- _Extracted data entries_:
^^^^^^^^

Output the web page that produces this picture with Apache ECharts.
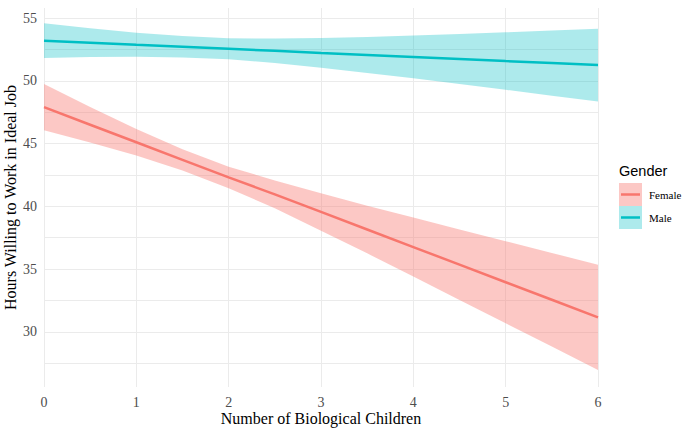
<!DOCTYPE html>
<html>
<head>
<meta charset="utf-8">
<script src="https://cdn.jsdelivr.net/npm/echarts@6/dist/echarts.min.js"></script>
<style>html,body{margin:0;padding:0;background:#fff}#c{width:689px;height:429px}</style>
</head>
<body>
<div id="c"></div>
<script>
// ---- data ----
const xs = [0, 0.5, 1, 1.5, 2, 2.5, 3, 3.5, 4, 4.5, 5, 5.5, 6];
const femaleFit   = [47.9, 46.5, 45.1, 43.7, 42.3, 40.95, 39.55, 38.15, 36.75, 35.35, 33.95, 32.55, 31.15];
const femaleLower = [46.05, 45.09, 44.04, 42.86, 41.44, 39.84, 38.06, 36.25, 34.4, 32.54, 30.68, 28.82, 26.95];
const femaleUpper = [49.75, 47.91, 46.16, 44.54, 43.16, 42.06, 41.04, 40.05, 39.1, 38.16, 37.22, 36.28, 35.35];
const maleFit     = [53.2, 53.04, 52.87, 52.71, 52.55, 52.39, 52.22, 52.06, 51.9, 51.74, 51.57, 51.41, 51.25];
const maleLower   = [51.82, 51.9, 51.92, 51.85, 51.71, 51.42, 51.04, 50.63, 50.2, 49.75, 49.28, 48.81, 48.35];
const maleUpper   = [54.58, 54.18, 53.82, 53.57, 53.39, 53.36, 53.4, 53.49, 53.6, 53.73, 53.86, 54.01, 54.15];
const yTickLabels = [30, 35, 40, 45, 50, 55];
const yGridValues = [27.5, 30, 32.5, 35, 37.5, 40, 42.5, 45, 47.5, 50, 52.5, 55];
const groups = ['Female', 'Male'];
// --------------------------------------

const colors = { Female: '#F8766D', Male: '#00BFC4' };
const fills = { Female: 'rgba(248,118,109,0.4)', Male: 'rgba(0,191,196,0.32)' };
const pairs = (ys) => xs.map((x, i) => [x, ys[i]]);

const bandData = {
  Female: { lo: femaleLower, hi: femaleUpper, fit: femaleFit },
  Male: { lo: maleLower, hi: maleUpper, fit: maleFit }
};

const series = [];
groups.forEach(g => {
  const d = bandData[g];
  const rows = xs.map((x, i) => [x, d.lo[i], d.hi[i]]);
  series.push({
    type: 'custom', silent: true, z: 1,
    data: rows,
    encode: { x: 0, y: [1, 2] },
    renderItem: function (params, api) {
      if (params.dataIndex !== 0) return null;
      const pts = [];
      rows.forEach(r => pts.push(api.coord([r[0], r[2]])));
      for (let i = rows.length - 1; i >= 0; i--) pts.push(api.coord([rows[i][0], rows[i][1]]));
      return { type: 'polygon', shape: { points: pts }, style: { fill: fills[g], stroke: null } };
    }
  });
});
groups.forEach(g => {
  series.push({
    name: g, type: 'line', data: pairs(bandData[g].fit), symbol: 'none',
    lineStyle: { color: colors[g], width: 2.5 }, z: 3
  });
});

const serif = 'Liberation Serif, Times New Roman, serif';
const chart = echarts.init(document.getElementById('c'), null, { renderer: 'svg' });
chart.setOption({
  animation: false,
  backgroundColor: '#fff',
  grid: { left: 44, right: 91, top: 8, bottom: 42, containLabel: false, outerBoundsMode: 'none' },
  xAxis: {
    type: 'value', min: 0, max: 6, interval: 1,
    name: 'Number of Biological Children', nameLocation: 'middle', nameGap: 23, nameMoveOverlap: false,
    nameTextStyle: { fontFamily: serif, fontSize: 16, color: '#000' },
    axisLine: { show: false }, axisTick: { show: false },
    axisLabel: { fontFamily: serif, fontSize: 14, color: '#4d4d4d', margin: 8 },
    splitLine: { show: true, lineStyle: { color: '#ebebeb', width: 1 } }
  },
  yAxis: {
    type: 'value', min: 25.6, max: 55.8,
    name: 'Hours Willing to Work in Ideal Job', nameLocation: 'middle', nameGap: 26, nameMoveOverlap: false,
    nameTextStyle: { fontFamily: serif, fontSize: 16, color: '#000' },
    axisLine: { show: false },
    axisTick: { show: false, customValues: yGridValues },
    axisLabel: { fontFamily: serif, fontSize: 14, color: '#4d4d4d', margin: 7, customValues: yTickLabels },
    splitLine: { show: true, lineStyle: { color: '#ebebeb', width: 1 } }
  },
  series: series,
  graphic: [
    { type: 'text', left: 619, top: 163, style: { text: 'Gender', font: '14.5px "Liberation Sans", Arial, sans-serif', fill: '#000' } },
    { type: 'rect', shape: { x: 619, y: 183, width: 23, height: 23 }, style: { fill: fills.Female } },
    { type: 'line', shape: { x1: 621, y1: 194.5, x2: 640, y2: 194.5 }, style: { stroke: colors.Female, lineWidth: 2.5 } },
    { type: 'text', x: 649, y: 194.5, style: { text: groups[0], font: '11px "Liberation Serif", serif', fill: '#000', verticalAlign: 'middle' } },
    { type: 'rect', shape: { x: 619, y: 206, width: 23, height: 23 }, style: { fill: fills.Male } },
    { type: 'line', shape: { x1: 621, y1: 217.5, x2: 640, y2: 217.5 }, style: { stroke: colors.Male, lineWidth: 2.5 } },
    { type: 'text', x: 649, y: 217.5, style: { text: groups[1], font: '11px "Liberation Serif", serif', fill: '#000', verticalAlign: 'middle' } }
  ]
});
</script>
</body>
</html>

^^^^^^^^

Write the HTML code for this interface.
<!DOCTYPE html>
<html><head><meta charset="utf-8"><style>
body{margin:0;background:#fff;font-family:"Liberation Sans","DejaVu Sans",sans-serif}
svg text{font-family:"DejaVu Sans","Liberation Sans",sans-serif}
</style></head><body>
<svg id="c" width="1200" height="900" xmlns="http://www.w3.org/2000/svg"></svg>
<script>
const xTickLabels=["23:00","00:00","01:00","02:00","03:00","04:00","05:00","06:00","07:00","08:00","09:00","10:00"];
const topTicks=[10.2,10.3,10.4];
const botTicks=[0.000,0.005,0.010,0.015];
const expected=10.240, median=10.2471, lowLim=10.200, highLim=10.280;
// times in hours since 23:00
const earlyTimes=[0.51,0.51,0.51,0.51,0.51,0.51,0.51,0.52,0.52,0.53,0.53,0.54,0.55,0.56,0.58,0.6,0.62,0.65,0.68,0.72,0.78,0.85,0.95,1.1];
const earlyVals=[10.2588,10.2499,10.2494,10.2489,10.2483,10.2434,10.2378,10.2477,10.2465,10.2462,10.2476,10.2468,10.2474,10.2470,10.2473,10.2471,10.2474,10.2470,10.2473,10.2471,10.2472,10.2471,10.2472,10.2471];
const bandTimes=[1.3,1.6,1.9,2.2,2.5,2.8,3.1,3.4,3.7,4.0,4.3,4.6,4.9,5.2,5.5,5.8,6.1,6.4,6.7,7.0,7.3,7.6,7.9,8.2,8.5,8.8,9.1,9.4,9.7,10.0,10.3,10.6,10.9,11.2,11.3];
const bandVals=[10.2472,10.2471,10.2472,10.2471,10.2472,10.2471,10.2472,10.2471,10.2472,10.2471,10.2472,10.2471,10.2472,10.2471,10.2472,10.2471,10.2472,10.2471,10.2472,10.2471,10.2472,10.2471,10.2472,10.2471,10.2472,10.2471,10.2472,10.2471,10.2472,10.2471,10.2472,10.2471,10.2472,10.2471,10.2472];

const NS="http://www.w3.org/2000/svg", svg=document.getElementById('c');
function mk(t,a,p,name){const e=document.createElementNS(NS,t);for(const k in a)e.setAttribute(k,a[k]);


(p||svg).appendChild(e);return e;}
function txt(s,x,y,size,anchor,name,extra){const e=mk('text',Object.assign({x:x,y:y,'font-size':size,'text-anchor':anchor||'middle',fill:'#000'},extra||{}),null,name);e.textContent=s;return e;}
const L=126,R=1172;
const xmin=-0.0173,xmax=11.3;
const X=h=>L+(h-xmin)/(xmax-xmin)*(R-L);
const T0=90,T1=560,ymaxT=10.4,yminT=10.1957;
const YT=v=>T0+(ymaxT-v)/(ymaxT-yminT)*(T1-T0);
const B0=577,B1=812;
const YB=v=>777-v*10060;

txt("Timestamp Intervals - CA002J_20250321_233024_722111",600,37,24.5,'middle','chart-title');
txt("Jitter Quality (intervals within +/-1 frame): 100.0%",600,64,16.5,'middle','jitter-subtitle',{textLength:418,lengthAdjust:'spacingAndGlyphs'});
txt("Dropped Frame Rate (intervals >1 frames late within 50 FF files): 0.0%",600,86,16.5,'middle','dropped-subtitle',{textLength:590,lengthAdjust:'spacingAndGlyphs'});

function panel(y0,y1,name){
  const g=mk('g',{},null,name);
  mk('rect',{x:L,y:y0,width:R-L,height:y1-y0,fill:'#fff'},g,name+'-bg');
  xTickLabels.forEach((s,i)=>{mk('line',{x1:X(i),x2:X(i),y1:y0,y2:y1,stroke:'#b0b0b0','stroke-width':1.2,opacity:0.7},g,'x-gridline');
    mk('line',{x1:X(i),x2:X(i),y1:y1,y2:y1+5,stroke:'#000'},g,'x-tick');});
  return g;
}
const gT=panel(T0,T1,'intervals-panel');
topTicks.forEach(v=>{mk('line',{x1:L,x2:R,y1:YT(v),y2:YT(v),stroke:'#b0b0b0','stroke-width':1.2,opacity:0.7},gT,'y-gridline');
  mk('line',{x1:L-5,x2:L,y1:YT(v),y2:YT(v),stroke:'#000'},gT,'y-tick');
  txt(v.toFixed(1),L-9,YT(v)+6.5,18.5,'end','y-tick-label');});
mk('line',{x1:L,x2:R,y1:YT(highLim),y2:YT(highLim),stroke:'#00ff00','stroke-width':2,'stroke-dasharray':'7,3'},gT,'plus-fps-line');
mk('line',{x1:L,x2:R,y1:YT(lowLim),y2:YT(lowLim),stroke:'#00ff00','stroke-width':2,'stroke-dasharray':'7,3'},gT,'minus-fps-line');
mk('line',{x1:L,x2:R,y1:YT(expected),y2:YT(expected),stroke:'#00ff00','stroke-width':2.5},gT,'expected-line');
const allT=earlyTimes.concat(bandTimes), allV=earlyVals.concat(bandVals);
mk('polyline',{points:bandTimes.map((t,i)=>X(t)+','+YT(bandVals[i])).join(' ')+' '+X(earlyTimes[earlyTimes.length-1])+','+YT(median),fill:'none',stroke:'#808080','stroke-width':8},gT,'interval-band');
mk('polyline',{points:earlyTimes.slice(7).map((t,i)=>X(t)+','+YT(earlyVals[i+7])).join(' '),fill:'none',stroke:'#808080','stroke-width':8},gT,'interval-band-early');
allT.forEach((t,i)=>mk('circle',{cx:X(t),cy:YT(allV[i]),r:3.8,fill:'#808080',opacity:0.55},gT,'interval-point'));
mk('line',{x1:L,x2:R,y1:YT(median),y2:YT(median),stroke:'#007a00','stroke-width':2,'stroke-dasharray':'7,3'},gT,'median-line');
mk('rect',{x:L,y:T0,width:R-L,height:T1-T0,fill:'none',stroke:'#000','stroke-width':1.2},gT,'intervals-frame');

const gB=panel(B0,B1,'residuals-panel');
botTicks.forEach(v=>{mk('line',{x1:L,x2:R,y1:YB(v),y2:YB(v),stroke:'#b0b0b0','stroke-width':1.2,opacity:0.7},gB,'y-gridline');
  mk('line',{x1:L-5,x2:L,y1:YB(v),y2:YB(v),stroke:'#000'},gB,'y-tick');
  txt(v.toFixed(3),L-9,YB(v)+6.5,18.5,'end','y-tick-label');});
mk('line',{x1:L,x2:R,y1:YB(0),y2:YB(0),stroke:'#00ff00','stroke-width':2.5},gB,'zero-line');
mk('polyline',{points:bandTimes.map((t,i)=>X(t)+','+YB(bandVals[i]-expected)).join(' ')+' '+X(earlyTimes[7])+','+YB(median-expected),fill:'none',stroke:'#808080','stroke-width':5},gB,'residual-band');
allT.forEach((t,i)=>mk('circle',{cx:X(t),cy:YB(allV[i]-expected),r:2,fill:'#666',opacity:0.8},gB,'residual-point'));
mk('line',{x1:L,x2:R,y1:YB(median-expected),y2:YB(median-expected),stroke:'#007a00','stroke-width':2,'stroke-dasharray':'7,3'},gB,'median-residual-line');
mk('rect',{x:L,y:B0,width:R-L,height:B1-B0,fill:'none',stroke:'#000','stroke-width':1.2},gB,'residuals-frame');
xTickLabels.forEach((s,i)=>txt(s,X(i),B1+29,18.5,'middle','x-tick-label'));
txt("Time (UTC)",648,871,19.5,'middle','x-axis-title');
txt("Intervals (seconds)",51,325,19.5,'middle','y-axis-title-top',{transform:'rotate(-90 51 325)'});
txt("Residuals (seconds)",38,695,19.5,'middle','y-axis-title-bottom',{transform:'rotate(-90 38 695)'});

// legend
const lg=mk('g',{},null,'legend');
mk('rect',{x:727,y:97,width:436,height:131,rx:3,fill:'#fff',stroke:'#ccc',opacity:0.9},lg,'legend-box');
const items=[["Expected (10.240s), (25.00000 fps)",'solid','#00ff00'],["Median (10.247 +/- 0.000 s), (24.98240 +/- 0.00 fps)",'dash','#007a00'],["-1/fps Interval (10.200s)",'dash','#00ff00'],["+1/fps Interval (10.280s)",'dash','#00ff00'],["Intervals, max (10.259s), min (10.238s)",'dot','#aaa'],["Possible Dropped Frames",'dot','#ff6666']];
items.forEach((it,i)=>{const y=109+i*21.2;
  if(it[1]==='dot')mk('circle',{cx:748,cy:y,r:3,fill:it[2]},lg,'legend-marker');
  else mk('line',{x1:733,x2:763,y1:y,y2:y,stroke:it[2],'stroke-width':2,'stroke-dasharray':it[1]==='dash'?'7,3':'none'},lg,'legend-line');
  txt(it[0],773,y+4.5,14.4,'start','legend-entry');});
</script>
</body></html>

^^^^^^^^

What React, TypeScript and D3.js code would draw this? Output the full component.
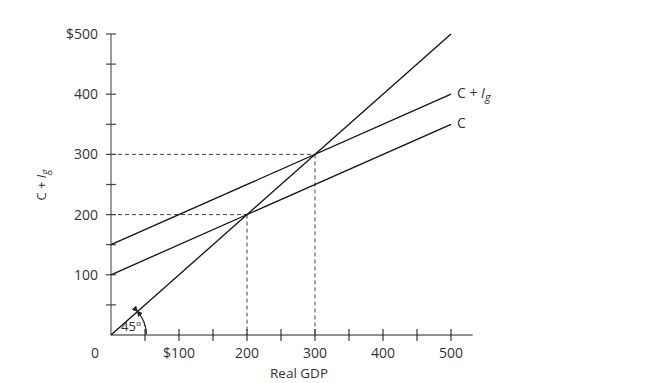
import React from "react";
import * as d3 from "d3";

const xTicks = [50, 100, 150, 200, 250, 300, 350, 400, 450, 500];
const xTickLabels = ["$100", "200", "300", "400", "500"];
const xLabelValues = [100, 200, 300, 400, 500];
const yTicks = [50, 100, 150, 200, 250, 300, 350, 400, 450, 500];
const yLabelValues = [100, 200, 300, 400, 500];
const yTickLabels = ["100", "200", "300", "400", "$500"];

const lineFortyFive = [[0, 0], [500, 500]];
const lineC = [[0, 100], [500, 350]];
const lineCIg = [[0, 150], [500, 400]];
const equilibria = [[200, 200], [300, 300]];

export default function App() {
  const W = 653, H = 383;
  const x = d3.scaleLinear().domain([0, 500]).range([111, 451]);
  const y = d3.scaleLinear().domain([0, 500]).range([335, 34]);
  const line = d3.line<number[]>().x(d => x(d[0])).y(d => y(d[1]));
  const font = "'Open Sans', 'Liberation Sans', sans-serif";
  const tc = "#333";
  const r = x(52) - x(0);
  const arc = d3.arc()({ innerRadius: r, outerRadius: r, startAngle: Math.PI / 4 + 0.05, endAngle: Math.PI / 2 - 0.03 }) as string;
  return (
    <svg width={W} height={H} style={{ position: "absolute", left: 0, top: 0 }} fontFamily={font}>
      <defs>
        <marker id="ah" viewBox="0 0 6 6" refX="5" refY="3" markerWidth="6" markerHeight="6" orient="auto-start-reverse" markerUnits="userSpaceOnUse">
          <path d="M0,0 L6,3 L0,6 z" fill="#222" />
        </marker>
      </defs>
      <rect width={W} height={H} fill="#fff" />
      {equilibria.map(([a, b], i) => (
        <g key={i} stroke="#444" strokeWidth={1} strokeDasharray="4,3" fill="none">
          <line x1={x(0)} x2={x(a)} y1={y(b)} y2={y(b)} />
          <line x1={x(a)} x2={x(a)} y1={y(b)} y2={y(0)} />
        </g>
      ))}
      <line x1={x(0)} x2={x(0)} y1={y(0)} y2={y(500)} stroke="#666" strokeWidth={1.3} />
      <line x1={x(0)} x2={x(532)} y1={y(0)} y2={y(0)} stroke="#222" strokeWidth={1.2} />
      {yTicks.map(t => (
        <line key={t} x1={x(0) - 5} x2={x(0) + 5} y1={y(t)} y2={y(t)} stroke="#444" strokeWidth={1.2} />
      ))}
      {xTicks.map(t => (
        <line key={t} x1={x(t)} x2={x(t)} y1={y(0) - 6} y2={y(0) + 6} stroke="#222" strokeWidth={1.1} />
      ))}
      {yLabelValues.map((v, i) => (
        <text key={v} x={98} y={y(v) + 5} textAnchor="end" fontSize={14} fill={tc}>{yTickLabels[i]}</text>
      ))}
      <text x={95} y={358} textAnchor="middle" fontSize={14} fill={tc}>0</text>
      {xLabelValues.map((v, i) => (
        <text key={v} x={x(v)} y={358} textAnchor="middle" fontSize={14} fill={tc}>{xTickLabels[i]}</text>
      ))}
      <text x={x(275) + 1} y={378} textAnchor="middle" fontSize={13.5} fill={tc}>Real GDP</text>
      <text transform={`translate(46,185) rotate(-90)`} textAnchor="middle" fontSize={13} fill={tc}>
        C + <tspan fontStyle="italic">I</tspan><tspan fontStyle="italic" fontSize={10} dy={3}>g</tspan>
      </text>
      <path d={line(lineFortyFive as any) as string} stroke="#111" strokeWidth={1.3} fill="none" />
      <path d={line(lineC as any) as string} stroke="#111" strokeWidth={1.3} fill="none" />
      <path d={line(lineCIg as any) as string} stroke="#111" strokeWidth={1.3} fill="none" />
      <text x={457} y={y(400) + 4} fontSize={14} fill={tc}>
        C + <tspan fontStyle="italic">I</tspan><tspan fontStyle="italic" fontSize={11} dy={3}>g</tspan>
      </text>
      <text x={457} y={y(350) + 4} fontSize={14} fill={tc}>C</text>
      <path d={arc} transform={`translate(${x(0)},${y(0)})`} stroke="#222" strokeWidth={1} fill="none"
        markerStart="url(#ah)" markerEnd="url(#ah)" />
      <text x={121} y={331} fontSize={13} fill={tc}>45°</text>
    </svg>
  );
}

^^^^^^^^

- _Short task_: Leave out the pictures and transcribe exactly the lines from the one containing "Output the web" through the one containing "const pairs = (ys)".

- _Answer in full_:
Output the web page that produces this picture with Apache ECharts.
<!DOCTYPE html>
<html>
<head>
<meta charset="utf-8">
<script src="https://cdn.jsdelivr.net/npm/echarts@6/dist/echarts.min.js"></script>
<style>html,body{margin:0;padding:0;background:#fff}#c{width:689px;height:429px}</style>
</head>
<body>
<div id="c"></div>
<script>
// ---- data ----
const xs = [0, 0.5, 1, 1.5, 2, 2.5, 3, 3.5, 4, 4.5, 5, 5.5, 6];
const femaleFit   = [47.9, 46.5, 45.1, 43.7, 42.3, 40.95, 39.55, 38.15, 36.75, 35.35, 33.95, 32.55, 31.15];
const femaleLower = [46.05, 45.09, 44.04, 42.86, 41.44, 39.84, 38.06, 36.25, 34.4, 32.54, 30.68, 28.82, 26.95];
const femaleUpper = [49.75, 47.91, 46.16, 44.54, 43.16, 42.06, 41.04, 40.05, 39.1, 38.16, 37.22, 36.28, 35.35];
const maleFit     = [53.2, 53.04, 52.87, 52.71, 52.55, 52.39, 52.22, 52.06, 51.9, 51.74, 51.57, 51.41, 51.25];
const maleLower   = [51.82, 51.9, 51.92, 51.85, 51.71, 51.42, 51.04, 50.63, 50.2, 49.75, 49.28, 48.81, 48.35];
const maleUpper   = [54.58, 54.18, 53.82, 53.57, 53.39, 53.36, 53.4, 53.49, 53.6, 53.73, 53.86, 54.01, 54.15];
const yTickLabels = [30, 35, 40, 45, 50, 55];
const yGridValues = [27.5, 30, 32.5, 35, 37.5, 40, 42.5, 45, 47.5, 50, 52.5, 55];
const groups = ['Female', 'Male'];
// --------------------------------------

const colors = { Female: '#F8766D', Male: '#00BFC4' };
const fills = { Female: 'rgba(248,118,109,0.4)', Male: 'rgba(0,191,196,0.32)' };
const pairs = (ys) => xs.map((x, i) => [x, ys[i]]);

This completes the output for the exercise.